EAC govts urged to streamline oil and gas industry tax regimes

East African Community (EAC) governments have been urged to streamline the oil and gas taxation industry regimes to make the sector more attractive to serious investors.

Thursday, March 05, 2015
Natural Resource minister Vincent Biruta (left), EAC Secretary General Richard Sezibera (centre) and Dr Harrison George Makyembe, the chairperson of EAC Council of Ministers at the conference on Wednesday. (Timothy Kisambira)

East African Community (EAC) governments have been urged to streamline the oil and gas taxation industry regimes to make the sector more attractive to serious investors.

David Tarimo, the director of PricewaterhouseCoopers, said though regional governments are trying to improve their tax systems, there are still instances where wrong taxes are levied on oil and gas industry activities.

It is, therefore, important to review the oil and gas industry tax regimes so that stakeholders and investors are not ambushed with hitherto unknown duties. This will attract more investors into the sector and ensure maximum benefit, as well as make the sector competitive, Tarimo said.

Tarimo was speaking at the ongoing 7th East African petroleum conference and exhibition in Kigali on Wednesday.

The three-day meeting, organised by Rwanda’s ministries of East African Community Affairs and Natural Resources, attracted about 500 participants, including oil and gas experts, and policy-makers.

Tarino argued that when a country’s tax regime is not clear, it is hard to attract firms with sufficient expertise and capital into the oil and gas sector, or gain maximally from it.

Priva Clemence, an energy expert in Tanzania’s Ministry of Energy and Minerals, called for strong regulatory controls in petroleum infrastructure development to ensure economic sustainability.

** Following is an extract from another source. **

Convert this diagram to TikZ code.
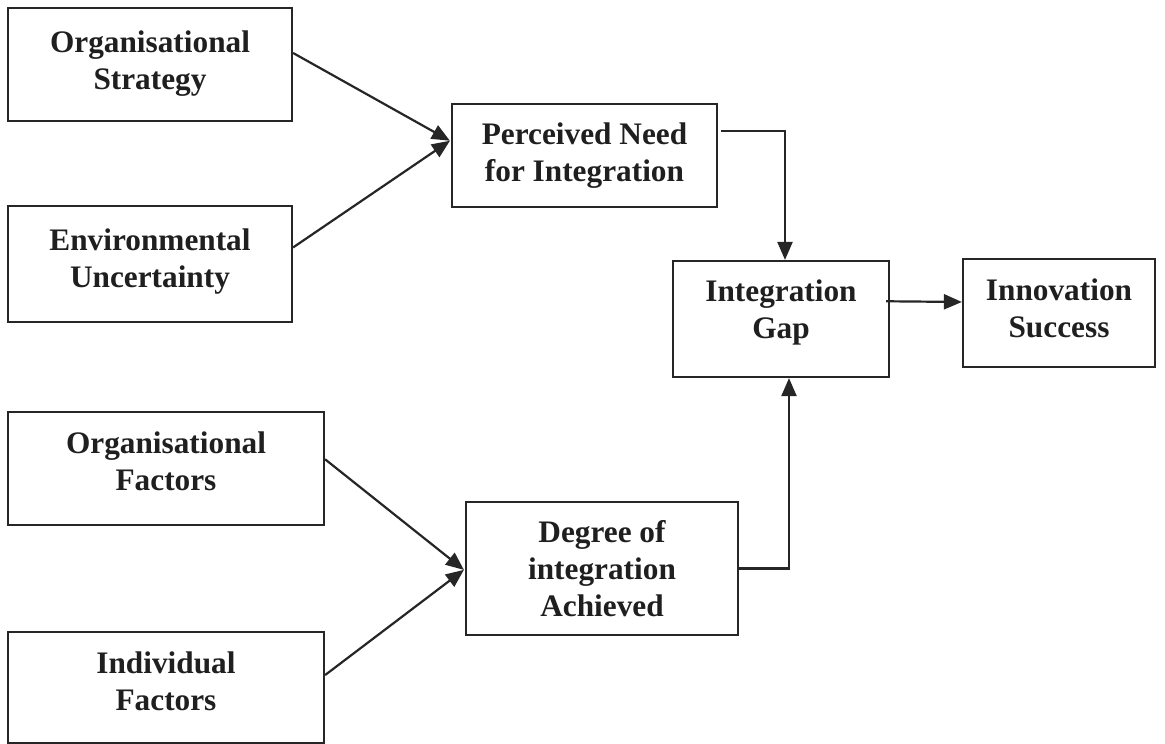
\documentclass[tikz,border=0pt]{standalone}
\usepackage{fontspec}
\setmainfont{Liberation Serif}
\usetikzlibrary{arrows.meta,calc}
\begin{document}
\begin{tikzpicture}[x=1pt,y=-1pt,
  box/.style={draw=black!85,line width=2.2pt,rectangle,inner sep=0pt},
  txt/.style={align=center,inner sep=0pt,text=black!88,font=\fontsize{31.3}{37}\selectfont\bfseries},
  arr/.style={draw=black!85,line width=2.2pt,-{Triangle[length=18pt,width=15pt]}},
  ln/.style={draw=black!85,line width=2.2pt}]
\useasboundingbox[fill=white] (0,0) rectangle (1165,744);
% boxes
\node[box,minimum width=284pt,minimum height=113pt] (b1) at (150,64.5) {};
\node[box,minimum width=284pt,minimum height=116pt] (b2) at (150,264) {};
\node[box,minimum width=265pt,minimum height=103pt] (b3) at (584.5,155.5) {};
\node[box,minimum width=216pt,minimum height=116pt] (b4) at (781,319) {};
\node[box,minimum width=192pt,minimum height=108pt] (b5) at (1059,313) {};
\node[box,minimum width=316pt,minimum height=113pt] (b6) at (166,468.5) {};
\node[box,minimum width=316pt,minimum height=111pt] (b7) at (166,687.5) {};
\node[box,minimum width=272pt,minimum height=133pt] (b8) at (602,568.5) {};
% texts
\node[txt] (t1) at (150,63.1) {\strut Organisational\\Strategy\strut};
\node[txt] (t2) at (150,261.1) {\strut Environmental\\Uncertainty\strut};
\node[txt] (t3) at (584.5,155.1) {\strut Perceived Need\\for Integration\strut};
\node[txt] (t4) at (781,312.1) {\strut Integration\\Gap\strut};
\node[txt] (t5) at (1059,311.1) {\strut Innovation\\Success\strut};
\node[txt] (t6) at (166,464.1) {\strut Organisational\\Factors\strut};
\node[txt] (t7) at (166,684.1) {\strut Individual\\Factors\strut};
\node[txt] (t8) at (602,571.6) {\strut Degree of\\integration\\Achieved\strut};
% connection points
\coordinate (in3) at ($(b3.north west)!0.36!(b3.south west)+(-1,0)$);
\coordinate (in8) at ($(b8.north west)!0.51!(b8.south west)+(-1,0)$);
% connectors
\draw[arr] ($(b1.north east)!0.40!(b1.south east)$) -- (in3);
\draw[arr] ($(b2.north east)!0.36!(b2.south east)$) -- (in3);
\draw[arr] ($(b6.north east)!0.42!(b6.south east)$) -- (in8);
\draw[arr] ($(b7.north east)!0.39!(b7.south east)$) -- (in8);
\draw[arr] ($(b3.north east)!0.27!(b3.south east)+(3,0)$) -| ([xshift=4pt]b4.north);
\draw[arr] ($(b4.north east)!0.35!(b4.south east)+(-4,0)$) -- ($(b5.north west)!0.40!(b5.south west)$);
\draw[arr] (b8.east) -| ([xshift=8pt]b4.south);
\end{tikzpicture}
\end{document}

"One of the fundamental requirements for realising the economic benefits from the oil and gas industry is availability and access to infrastructure. The development of such infrastructure should be guided by clear and strong laws to ensure both investors and governments benefit from the investment,” Clemence said.

According to Ernest Rubondo, the acting director in Uganda’s directorate of petroleum, there is need to, not only look at oil production, but also value-addition, to be able to meet the growing consumption of petroleum products in the region.

The region consumes over 250,000 barrels of oil per day, according to recent data.

This demand is expected to more than double in the next five years, hence the need for clear laws to spur the sector’s growth.

Evoda Imena, Rwanda’s State Minister for Mining, said Rwanda is working on a sector-friendly legal framework, which will also look into tax issues, to attract more investments into the oil and gas industry exploration and development activities.

He revealed that government is currently evaluating applications for exploration licences from international companies that have expressed interest in the country’s oil and gas industry.

The EAC bloc is on the verge of becoming an oil producer after huge amounts of oil and gas have been confirmed in Tanzania, Uganda and Kenya.

Uganda is moving into the production phase, while Tanzania has already started gas production and Kenya is expected to start within the next three years.